I placate my mind, in the tight grip of panic, by reminding myself that this is not South Africa, and that the best way to see a rhino in Nepal is on an elephant - for the very reason you are so high up. I concentrate on the dense jungle in front of me, the green lushness of the jungle floor. The elephant walks through places I did not think a creature of its size could get through, grabbing succulent bits of tree branch - often a metre long - in the process.
 
Where the open grasslands meet the forest our guide calls a stop. There is a loud rustle on the edge of the clearing and he points, urging the elephant forward. Before us confused tourists are aware of it, there is a Nepalese rhino two metres in front of us. He is facing away from us and I am surprised at the thick armoured plating on his back and rear.

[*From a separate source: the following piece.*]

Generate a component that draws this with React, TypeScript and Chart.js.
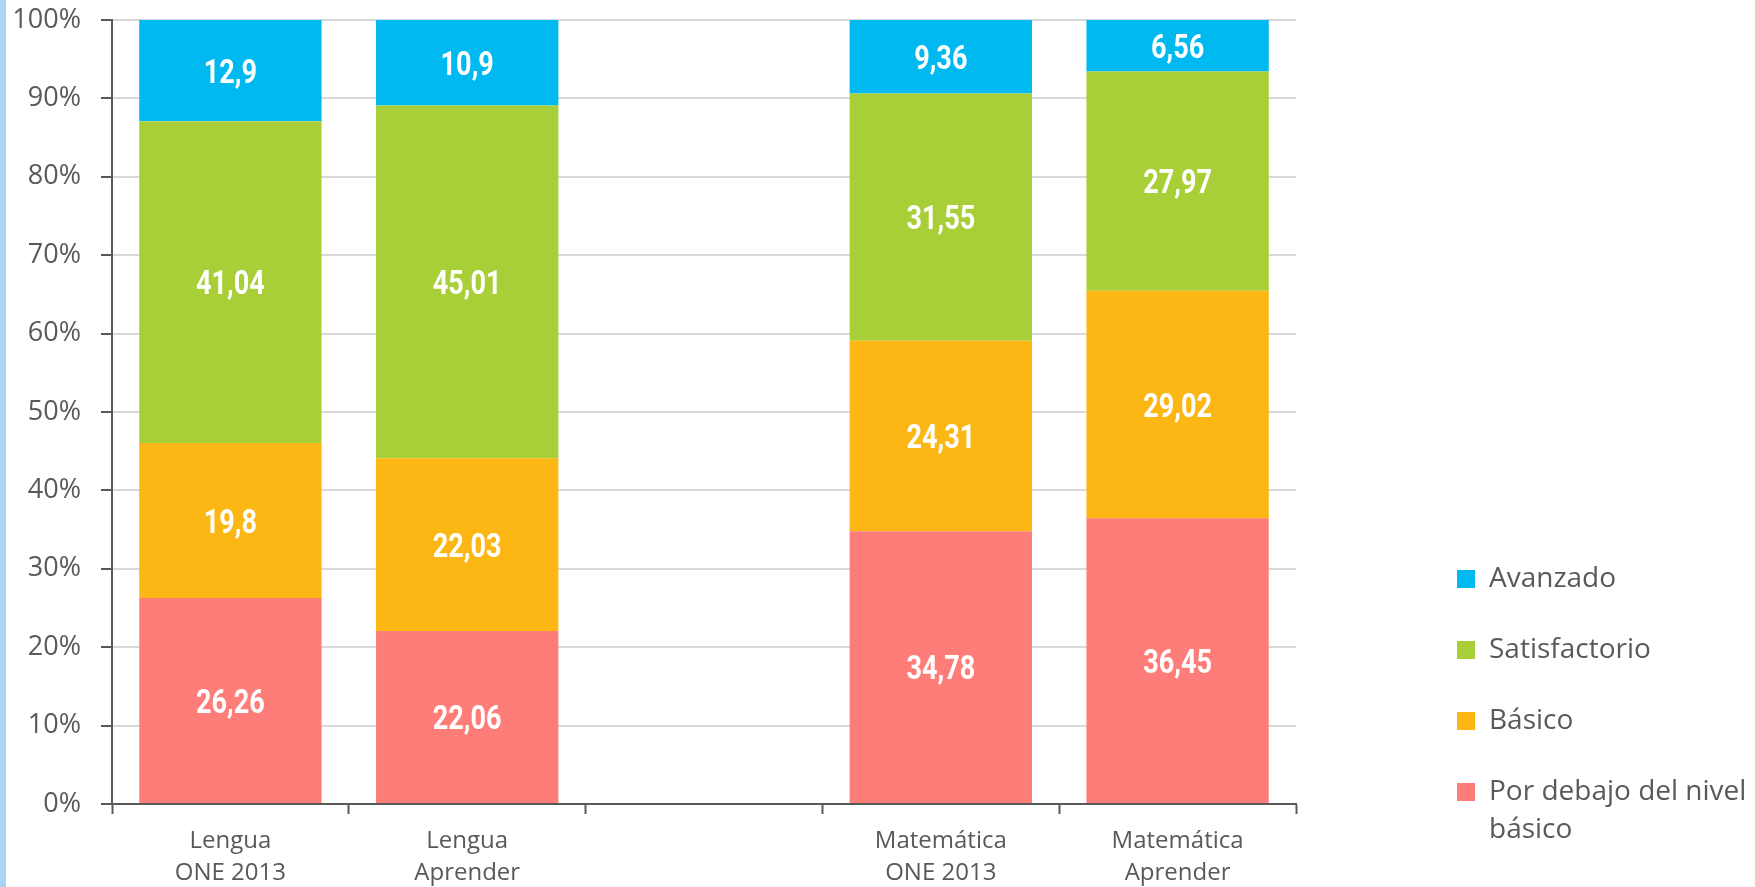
import React, { useEffect, useRef } from 'react';
import { Chart, registerables } from 'chart.js';

Chart.register(...registerables);

// ---------- data ----------
const categories: (string | string[])[] = [
  ['Lengua', 'ONE 2013'],
  ['Lengua', 'Aprender'],
  '',
  ['Matemática', 'ONE 2013'],
  ['Matemática', 'Aprender'],
];
const porDebajo = [26.26, 22.06, null, 34.78, 36.45];
const basico = [19.8, 22.03, null, 24.31, 29.02];
const satisfactorio = [41.04, 45.01, null, 31.55, 27.97];
const avanzado = [12.9, 10.9, null, 9.36, 6.56];

const seriesNames = ['Por debajo del nivel básico', 'Básico', 'Satisfactorio', 'Avanzado'];
const legendLines: (string | string[])[] = [['Por debajo del nivel', 'básico'], 'Básico', 'Satisfactorio', 'Avanzado'];
const seriesColors = ['#ff7d79', '#fcb715', '#a8cf38', '#00b9f1'];

const yMin = 0;
const yMax = 100;
const yStep = 10;

// ---------- layout constants ----------
const STRIPE = 6;
const CANVAS_W = 1755 - STRIPE;
const CANVAS_H = 887;
const Y_AXIS_W = 106;
const X_AXIS_H = 83;
const LEGEND_W = 459;
const LEGEND_ITEM_X = 1451;
const LEGEND_ITEM_Y = 565;

const GRAY_TEXT = '#595959';
const AXIS = '#595959';

const legendPlacer = {
  id: 'legendPlacer',
  afterInit(chart: any) {
    const lg: any = chart.legend;
    if (!lg || lg.__patched) return;
    lg.__patched = true;
    const fit = lg.fit;
    lg.fit = function () {
      fit.call(this);
      if (this.options.display) this.width = LEGEND_W;
    };
    const draw = lg.draw;
    lg.draw = function (...args: any[]) {
      const pad = this.options.labels.padding;
      const dx = LEGEND_ITEM_X - (this.left + pad);
      const dy = LEGEND_ITEM_Y - (this.top + pad);
      this.ctx.save();
      this.ctx.translate(dx, dy);
      draw.apply(this, args);
      this.ctx.restore();
    };
  },
};

const valueLabels = {
  id: 'valueLabels',
  afterDatasetsDraw(chart: any) {
    const ctx = chart.ctx;
    chart.data.datasets.forEach((ds: any, di: number) => {
      const meta = chart.getDatasetMeta(di);
      meta.data.forEach((el: any, i: number) => {
        const v = ds.data[i];
        if (v === null || v === undefined) return;
        const { x, y, base } = el.getProps(['x', 'y', 'base'], true);
        const cy = (y + base) / 2;
        ctx.save();
        ctx.translate(x, cy);
        ctx.scale(0.82, 1);
        ctx.font = 'bold 33px Roboto';
        ctx.fillStyle = '#ffffff';
        ctx.textAlign = 'center';
        ctx.textBaseline = 'middle';
        ctx.fillText(String(v).replace('.', ','), 0, 4);
        ctx.restore();
      });
    });
  },
};

export default function App() {
  const ref = useRef<HTMLCanvasElement | null>(null);

  useEffect(() => {
    if (!ref.current) return;
    const seriesData = [porDebajo, basico, satisfactorio, avanzado];
    const chart = new Chart(ref.current, {
      type: 'bar',
      data: {
        labels: categories as any,
        datasets: seriesData.map((d, i) => ({
          label: seriesNames[i],
          data: d as any,
          backgroundColor: seriesColors[i],
          borderWidth: 0,
          barPercentage: 0.77,
          categoryPercentage: 1,
        })),
      },
      options: {
        responsive: false,
        animation: false,
        layout: { padding: { top: 20, left: 0, right: 0, bottom: 0 } },
        plugins: {
          tooltip: { enabled: false },
          legend: {
            position: 'right',
            align: 'start',
            reverse: true,
            labels: {
              boxWidth: 18,
              boxHeight: 18,
              padding: 43,
              color: GRAY_TEXT,
              font: { family: "'Open Sans', sans-serif", size: 28, lineHeight: '38px' as any },
              generateLabels: (c: any) => {
                const items = (Chart.defaults.plugins.legend.labels as any).generateLabels(c);
                items.forEach((it: any) => {
                  it.text = legendLines[it.datasetIndex];
                  it.lineWidth = 0;
                });
                return items;
              },
            },
          },
        },
        scales: {
          x: {
            stacked: true,
            offset: true,
            grid: {
              display: true,
              drawOnChartArea: false,
              drawTicks: true,
              tickLength: 10,
              tickColor: AXIS,
              tickWidth: 2,
              offset: true,
            },
            border: { display: true, color: AXIS, width: 2 },
            ticks: {
              color: GRAY_TEXT,
              padding: 11,
              maxRotation: 0,
              autoSkip: false,
              font: { family: "'Open Sans', sans-serif", size: 24, lineHeight: '32px' as any },
            },
            afterFit: (s: any) => {
              s.height = X_AXIS_H;
            },
          },
          y: {
            stacked: true,
            min: yMin,
            max: yMax,
            grid: {
              color: (c: any) => (c.tick && c.tick.value === 0 ? 'rgba(0,0,0,0)' : '#d9d9d9'),
              lineWidth: 2,
              drawTicks: true,
              tickLength: 11,
              tickColor: AXIS,
              tickWidth: 2,
            },
            border: { display: true, color: AXIS, width: 2 },
            ticks: {
              stepSize: yStep,
              color: GRAY_TEXT,
              padding: 20,
              font: { family: "'Open Sans', sans-serif", size: 27 },
              callback: (v: any) => v + '%',
            },
            afterFit: (s: any) => {
              s.width = Y_AXIS_W;
              s.paddingTop = 0;
            },
          },
        },
      },
      plugins: [legendPlacer, valueLabels],
    });
    return () => chart.destroy();
  }, []);

  return (
    <div
      style={{
        position: 'absolute',
        left: 0,
        top: 0,
        width: 1755,
        height: 887,
        boxSizing: 'border-box',
        borderLeft: `${STRIPE}px solid #a9d6f7`,
        background: '#ffffff',
      }}
    >
      <canvas ref={ref} width={CANVAS_W} height={CANVAS_H} style={{ display: 'block' }} />
    </div>
  );
}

The elephant moves forward again and the rhino turns, its single horn facing us, and backs off a little. I realise there are benefits to going Nepalese rhino spotting on the back of an elephant - I am two metres away from one and the rhino has not budged, it simply gazes at me in profound complexity. It looks as confused as I am, wondering what I am doing on the back of an elephant in its jungle.

Slowing it turns and, non-plussed, rustles itself into the surrounding jungle, disappearing into the green in seconds.  Our guide hails the safari a success and we trundle off back to the village.

That night the elephants trumpeting to each other in the darkness dimmed to the sounds of the aches in my body - turns out that riding an elephant leaves an interesting multi-coloured assortment of bruises and pains in muscles I did not know I had. But I had seen a Nepalese rhino, the pain is worth it.